Sharing work from four of Ukpong’s recent and interrelated bodies of work, all set in the Niger Delta, which incorporates Ukpong’s homeland in Southern Nigeria. Once a major producer of palm oil for British colonists, the territory is considered the mainstay of the Nigerian economy for its large oil reserves and its rich biodiversity due to the presence of rivers, mangroves, freshwater forests, and marine estuaries. In recent years, the region has been at the centre of environmental justice campaigns, with concerns over pollution caused by major spills and flares at the hands of oil and gas industry giants.
Exploring aspects of Afrofuturism and mysticism, Ukpong combines compelling and poetic reflections on the current crisis of environmental degradation and exploitation in the Niger Delta. Drawing on his historical and personal archives, ecology, politics and indigenous environmentalism, these meditations on the crisis demonstrate how artmaking can be used as a tool for social empowerment and to challenge colonial narratives.

BC1-ND-FC: By And by, I Will Carry This Burden of Hope, Till the Laments of my Child is Heard #1, 2017
“Exploring the concept of Afrofuturism through my work is a way of envisioning a society free from social bondages and political oppression. It deals with evaluating the past to create better conditions for the present and future generations in the Niger Delta.“

BC1-ND-FC: Are My Dreams too Bold for the Carbon Skin I Bear #1, 2017
”The work, for me, is a catalyst for constructive debate that can encourage positive actions through alternative narratives – with visual metaphors and fantasies – used to discuss serious and troubling issues grounded in heavyweight political demographics.”

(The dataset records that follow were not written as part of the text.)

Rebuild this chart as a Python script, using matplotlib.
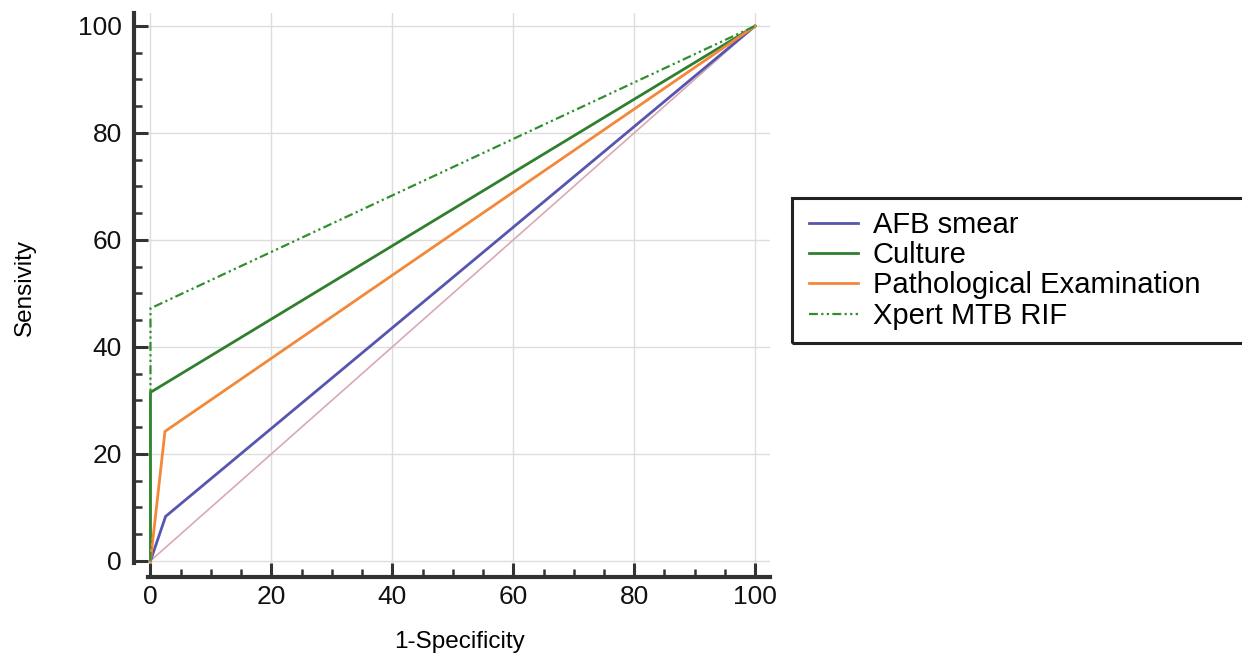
import matplotlib.pyplot as plt
from matplotlib.ticker import MultipleLocator
from matplotlib.patches import Rectangle

plt.rcParams['font.family'] = ['Liberation Sans', 'DejaVu Sans']

# ROC points (1-specificity, sensitivity)
afb_x = [0, 2.5, 100]
afb_y = [0, 8.3, 100]
culture_x = [0, 0, 100]
culture_y = [0, 31.5, 100]
patho_x = [0, 2.4, 100]
patho_y = [0, 24.2, 100]
xpert_x = [0, 0, 100]
xpert_y = [0, 47.2, 100]
diag = [0, 100]

fig = plt.figure(figsize=(12.42, 6.58), dpi=100)
ax = fig.add_axes([0.1192, 0.1444, 0.501, 0.8365])

ax.plot(diag, diag, color='#d9a9b3', lw=1.2, zorder=2)
ax.plot(afb_x, afb_y, color='#5656b0', lw=2, label='AFB smear', zorder=3)
ax.plot(culture_x, culture_y, color='#2f7f2f', lw=2, label='Culture', zorder=3)
ax.plot(patho_x, patho_y, color='#f4883a', lw=2, label='Pathological Examination', zorder=3)
ax.plot(xpert_x, xpert_y, color='#2f8f2f', lw=1.6, ls=(0, (4, 1.5, 1, 1.5, 1, 1.5)),
        label='Xpert MTB RIF', zorder=3)

ax.set_xlim(-0.4, 102.5)
ax.set_ylim(-0.4, 102.5)
ax.xaxis.set_minor_locator(MultipleLocator(5))
ax.yaxis.set_minor_locator(MultipleLocator(5))
ax.set_xticks(range(0, 101, 20))
ax.set_yticks(range(0, 101, 20))
ax.grid(True, which='major', color='#dddddd', lw=1)
ax.set_axisbelow(True)

for s in ['top', 'right']:
    ax.spines[s].set_visible(False)
for s in ['left', 'bottom']:
    ax.spines[s].set_position(('outward', 10))
    ax.spines[s].set_linewidth(3)
    ax.spines[s].set_color('#333333')

ax.tick_params(which='major', direction='in', length=10, width=2.2, color='#333333',
               labelsize=19, labelcolor='#111111')
ax.tick_params(axis='y', which='major', pad=9)
ax.tick_params(axis='x', which='major', pad=6)
ax.tick_params(which='minor', direction='in', length=6, width=1.8, color='#333333')

ax.set_xlabel('1-Specificity', fontsize=17.5, labelpad=16)
ax.set_ylabel('Sensivity', fontsize=17.5, labelpad=30)

leg = fig.legend(loc='upper left', bbox_to_anchor=(800 / 1242, 1 - 202 / 658),
                 fontsize=21, frameon=False, handlelength=1.7,
                 borderpad=0.3, labelspacing=0.08, handletextpad=0.5,
                 borderaxespad=0)

# legend frame runs off the right edge of the figure
fig.patches.append(Rectangle((792 / 1242, 1 - 343 / 658), 460 / 1242, 145 / 658,
                             transform=fig.transFigure, fill=False,
                             edgecolor='#222222', lw=2.2))

fig.savefig('out.png', dpi=100)
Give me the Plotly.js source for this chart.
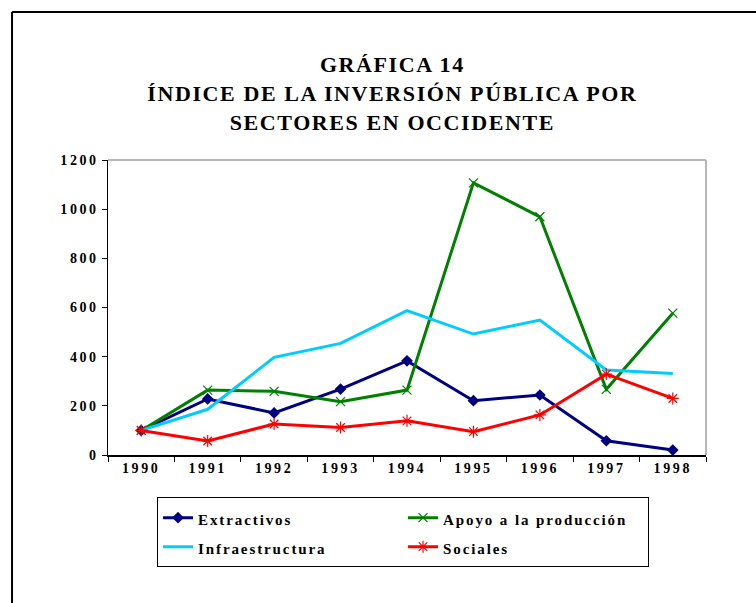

FUTURE – WORLD – EXV: Dream Chasers on a Floater, 2017
“This project also serves as a blueprint to guide local, socially engaged oil-producing communities in the Delta to challenge existing oppressive structures … as a tool to imagine better futures with ample possibilities for a just existence that embraces cultural evolution, technological advancement and a sustainable ecosystem.”

By and by, I Will Carry this Burden of Hope, till the Laments of my Newborn is Heard #2, 2017
“It’s important to showcase the ways in which artistic, cultural, and technological progress in the African continent are reimagining perspectives on environmental crises, social injustice, race, gender, identity, and the body in the 21st century … to play on a larger context of work that takes traditions, local symbolism and myths from the past, to speculate on the future as a way of informing our actions in the present.”
ABOUT THE ARTIST
Wilfred Ukpong is an interdisciplinary artist who incorporates a studio-based artistic practice with connective social engagement, tackling pertinent social issues with community participation and intervention. His long-term project in the Niger Delta, Blazing Century 1, received a special grant from the Prince Claus Fund and has been exhibited in international group shows in London, Lorient and The Hague. His film Future World won the Golden City Gates Excellence Award at ITB Berlin in 2018. The film has also been screened at Mash Johannesburg and David Krut Projects, as well as to the Senate of Nigeria in order to encourage a dialogue about environmental change in the Niger Delta. Ukpong is currently a Ph.D. candidate at Oxford Brookes University, and he received his BA and Master’s Degree from Ecole Supérieure d’Art Lorient, France.